* **OBJECTIVE**: Provide an exact copy of the data, excluding the images.
════
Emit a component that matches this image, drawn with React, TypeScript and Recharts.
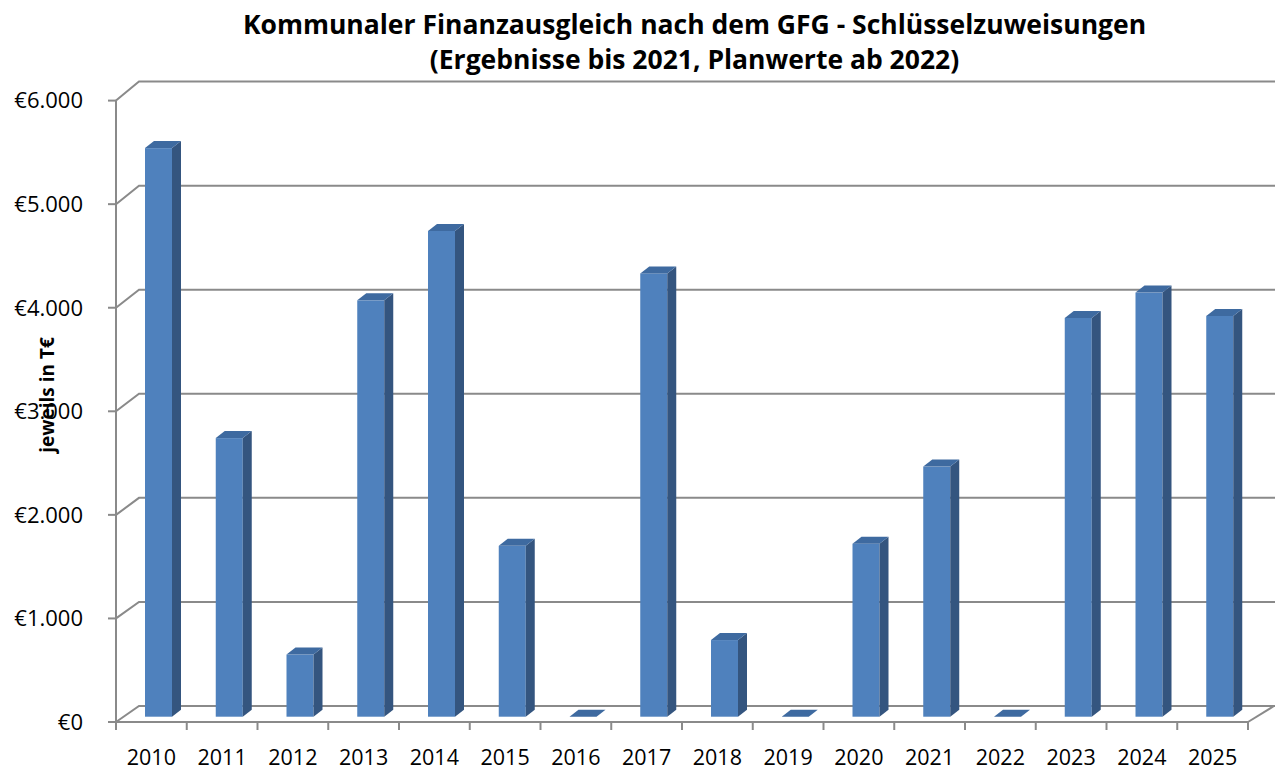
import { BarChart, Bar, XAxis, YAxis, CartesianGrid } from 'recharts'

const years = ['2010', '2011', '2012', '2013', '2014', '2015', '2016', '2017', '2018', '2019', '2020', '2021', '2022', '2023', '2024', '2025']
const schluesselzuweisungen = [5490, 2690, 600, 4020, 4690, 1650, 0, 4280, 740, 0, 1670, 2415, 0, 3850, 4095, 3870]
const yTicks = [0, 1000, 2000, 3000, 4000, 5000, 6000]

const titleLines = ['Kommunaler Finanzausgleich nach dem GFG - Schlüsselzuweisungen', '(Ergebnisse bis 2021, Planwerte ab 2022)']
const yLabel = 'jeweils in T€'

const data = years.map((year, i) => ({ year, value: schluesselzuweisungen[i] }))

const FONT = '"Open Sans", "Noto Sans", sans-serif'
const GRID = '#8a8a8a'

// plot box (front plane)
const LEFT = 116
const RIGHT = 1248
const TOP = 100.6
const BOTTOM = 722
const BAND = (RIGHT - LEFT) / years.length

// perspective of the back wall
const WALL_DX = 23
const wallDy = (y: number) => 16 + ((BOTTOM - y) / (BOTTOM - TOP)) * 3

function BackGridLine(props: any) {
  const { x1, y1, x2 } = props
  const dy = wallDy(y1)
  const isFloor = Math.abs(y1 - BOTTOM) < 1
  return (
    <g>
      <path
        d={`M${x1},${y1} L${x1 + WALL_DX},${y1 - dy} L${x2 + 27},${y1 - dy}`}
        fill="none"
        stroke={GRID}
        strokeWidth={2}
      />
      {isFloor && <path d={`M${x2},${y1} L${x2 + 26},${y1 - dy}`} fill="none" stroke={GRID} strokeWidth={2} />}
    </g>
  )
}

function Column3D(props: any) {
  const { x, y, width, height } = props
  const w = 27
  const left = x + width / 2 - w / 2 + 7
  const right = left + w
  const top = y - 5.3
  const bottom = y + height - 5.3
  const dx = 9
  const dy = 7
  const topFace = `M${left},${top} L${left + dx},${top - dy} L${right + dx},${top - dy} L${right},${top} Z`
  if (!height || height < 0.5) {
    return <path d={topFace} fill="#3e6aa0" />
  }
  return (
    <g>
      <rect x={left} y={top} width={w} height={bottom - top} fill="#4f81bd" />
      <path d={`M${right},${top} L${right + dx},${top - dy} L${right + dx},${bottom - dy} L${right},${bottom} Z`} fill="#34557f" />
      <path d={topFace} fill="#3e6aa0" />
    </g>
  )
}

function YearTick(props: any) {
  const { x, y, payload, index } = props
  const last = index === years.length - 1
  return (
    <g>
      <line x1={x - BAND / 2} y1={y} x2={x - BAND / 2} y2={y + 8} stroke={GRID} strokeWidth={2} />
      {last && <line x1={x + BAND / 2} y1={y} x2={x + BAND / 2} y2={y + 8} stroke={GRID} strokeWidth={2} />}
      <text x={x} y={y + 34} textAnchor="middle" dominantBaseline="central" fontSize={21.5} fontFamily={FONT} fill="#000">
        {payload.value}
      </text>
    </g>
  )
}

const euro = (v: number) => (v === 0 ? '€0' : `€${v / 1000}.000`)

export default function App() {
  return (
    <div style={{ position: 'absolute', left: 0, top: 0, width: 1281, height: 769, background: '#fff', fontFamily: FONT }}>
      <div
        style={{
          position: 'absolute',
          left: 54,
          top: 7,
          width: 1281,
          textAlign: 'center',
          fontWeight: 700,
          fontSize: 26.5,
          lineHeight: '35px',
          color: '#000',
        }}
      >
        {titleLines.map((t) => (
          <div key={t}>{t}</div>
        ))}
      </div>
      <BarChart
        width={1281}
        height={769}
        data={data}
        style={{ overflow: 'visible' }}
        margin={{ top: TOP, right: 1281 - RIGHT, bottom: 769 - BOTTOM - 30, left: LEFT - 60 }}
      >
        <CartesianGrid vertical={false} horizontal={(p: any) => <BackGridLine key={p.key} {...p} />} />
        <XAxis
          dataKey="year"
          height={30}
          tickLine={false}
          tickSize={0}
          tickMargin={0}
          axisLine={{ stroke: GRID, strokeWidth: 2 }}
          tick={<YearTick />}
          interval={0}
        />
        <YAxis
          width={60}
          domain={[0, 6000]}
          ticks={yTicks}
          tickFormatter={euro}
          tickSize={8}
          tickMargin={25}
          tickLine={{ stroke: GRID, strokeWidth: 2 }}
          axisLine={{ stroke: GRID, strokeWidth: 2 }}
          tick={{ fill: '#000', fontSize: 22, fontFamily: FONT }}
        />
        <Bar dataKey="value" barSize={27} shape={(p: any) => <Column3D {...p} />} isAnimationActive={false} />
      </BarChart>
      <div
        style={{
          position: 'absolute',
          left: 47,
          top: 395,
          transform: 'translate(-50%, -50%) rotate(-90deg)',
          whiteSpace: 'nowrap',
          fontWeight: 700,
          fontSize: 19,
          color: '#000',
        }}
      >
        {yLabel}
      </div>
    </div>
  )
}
════
* **RESPONSE**:
Emit a component that matches this image, drawn with React, TypeScript and Recharts.
import { BarChart, Bar, XAxis, YAxis, CartesianGrid } from 'recharts'

const years = ['2010', '2011', '2012', '2013', '2014', '2015', '2016', '2017', '2018', '2019', '2020', '2021', '2022', '2023', '2024', '2025']
const schluesselzuweisungen = [5490, 2690, 600, 4020, 4690, 1650, 0, 4280, 740, 0, 1670, 2415, 0, 3850, 4095, 3870]
const yTicks = [0, 1000, 2000, 3000, 4000, 5000, 6000]

const titleLines = ['Kommunaler Finanzausgleich nach dem GFG - Schlüsselzuweisungen', '(Ergebnisse bis 2021, Planwerte ab 2022)']
const yLabel = 'jeweils in T€'

const data = years.map((year, i) => ({ year, value: schluesselzuweisungen[i] }))

const FONT = '"Open Sans", "Noto Sans", sans-serif'
const GRID = '#8a8a8a'

// plot box (front plane)
const LEFT = 116
const RIGHT = 1248
const TOP = 100.6
const BOTTOM = 722
const BAND = (RIGHT - LEFT) / years.length

// perspective of the back wall
const WALL_DX = 23
const wallDy = (y: number) => 16 + ((BOTTOM - y) / (BOTTOM - TOP)) * 3

function BackGridLine(props: any) {
  const { x1, y1, x2 } = props
  const dy = wallDy(y1)
  const isFloor = Math.abs(y1 - BOTTOM) < 1
  return (
    <g>
      <path
        d={`M${x1},${y1} L${x1 + WALL_DX},${y1 - dy} L${x2 + 27},${y1 - dy}`}
        fill="none"
        stroke={GRID}
        strokeWidth={2}
      />
      {isFloor && <path d={`M${x2},${y1} L${x2 + 26},${y1 - dy}`} fill="none" stroke={GRID} strokeWidth={2} />}
    </g>
  )
}

function Column3D(props: any) {
  const { x, y, width, height } = props
  const w = 27
  const left = x + width / 2 - w / 2 + 7
  const right = left + w
  const top = y - 5.3
  const bottom = y + height - 5.3
  const dx = 9
  const dy = 7
  const topFace = `M${left},${top} L${left + dx},${top - dy} L${right + dx},${top - dy} L${right},${top} Z`
  if (!height || height < 0.5) {
    return <path d={topFace} fill="#3e6aa0" />
  }
  return (
    <g>
      <rect x={left} y={top} width={w} height={bottom - top} fill="#4f81bd" />
      <path d={`M${right},${top} L${right + dx},${top - dy} L${right + dx},${bottom - dy} L${right},${bottom} Z`} fill="#34557f" />
      <path d={topFace} fill="#3e6aa0" />
    </g>
  )
}

function YearTick(props: any) {
  const { x, y, payload, index } = props
  const last = index === years.length - 1
  return (
    <g>
      <line x1={x - BAND / 2} y1={y} x2={x - BAND / 2} y2={y + 8} stroke={GRID} strokeWidth={2} />
      {last && <line x1={x + BAND / 2} y1={y} x2={x + BAND / 2} y2={y + 8} stroke={GRID} strokeWidth={2} />}
      <text x={x} y={y + 34} textAnchor="middle" dominantBaseline="central" fontSize={21.5} fontFamily={FONT} fill="#000">
        {payload.value}
      </text>
    </g>
  )
}

const euro = (v: number) => (v === 0 ? '€0' : `€${v / 1000}.000`)

export default function App() {
  return (
    <div style={{ position: 'absolute', left: 0, top: 0, width: 1281, height: 769, background: '#fff', fontFamily: FONT }}>
      <div
        style={{
          position: 'absolute',
          left: 54,
          top: 7,
          width: 1281,
          textAlign: 'center',
          fontWeight: 700,
          fontSize: 26.5,
          lineHeight: '35px',
          color: '#000',
        }}
      >
        {titleLines.map((t) => (
          <div key={t}>{t}</div>
        ))}
      </div>
      <BarChart
        width={1281}
        height={769}
        data={data}
        style={{ overflow: 'visible' }}
        margin={{ top: TOP, right: 1281 - RIGHT, bottom: 769 - BOTTOM - 30, left: LEFT - 60 }}
      >
        <CartesianGrid vertical={false} horizontal={(p: any) => <BackGridLine key={p.key} {...p} />} />
        <XAxis
          dataKey="year"
          height={30}
          tickLine={false}
          tickSize={0}
          tickMargin={0}
          axisLine={{ stroke: GRID, strokeWidth: 2 }}
          tick={<YearTick />}
          interval={0}
        />
        <YAxis
          width={60}
          domain={[0, 6000]}
          ticks={yTicks}
          tickFormatter={euro}
          tickSize={8}
          tickMargin={25}
          tickLine={{ stroke: GRID, strokeWidth: 2 }}
          axisLine={{ stroke: GRID, strokeWidth: 2 }}
          tick={{ fill: '#000', fontSize: 22, fontFamily: FONT }}
        />
        <Bar dataKey="value" barSize={27} shape={(p: any) => <Column3D {...p} />} isAnimationActive={false} />
      </BarChart>
      <div
        style={{
          position: 'absolute',
          left: 47,
          top: 395,
          transform: 'translate(-50%, -50%) rotate(-90deg)',
          whiteSpace: 'nowrap',
          fontWeight: 700,
          fontSize: 19,
          color: '#000',
        }}
      >
        {yLabel}
      </div>
    </div>
  )
}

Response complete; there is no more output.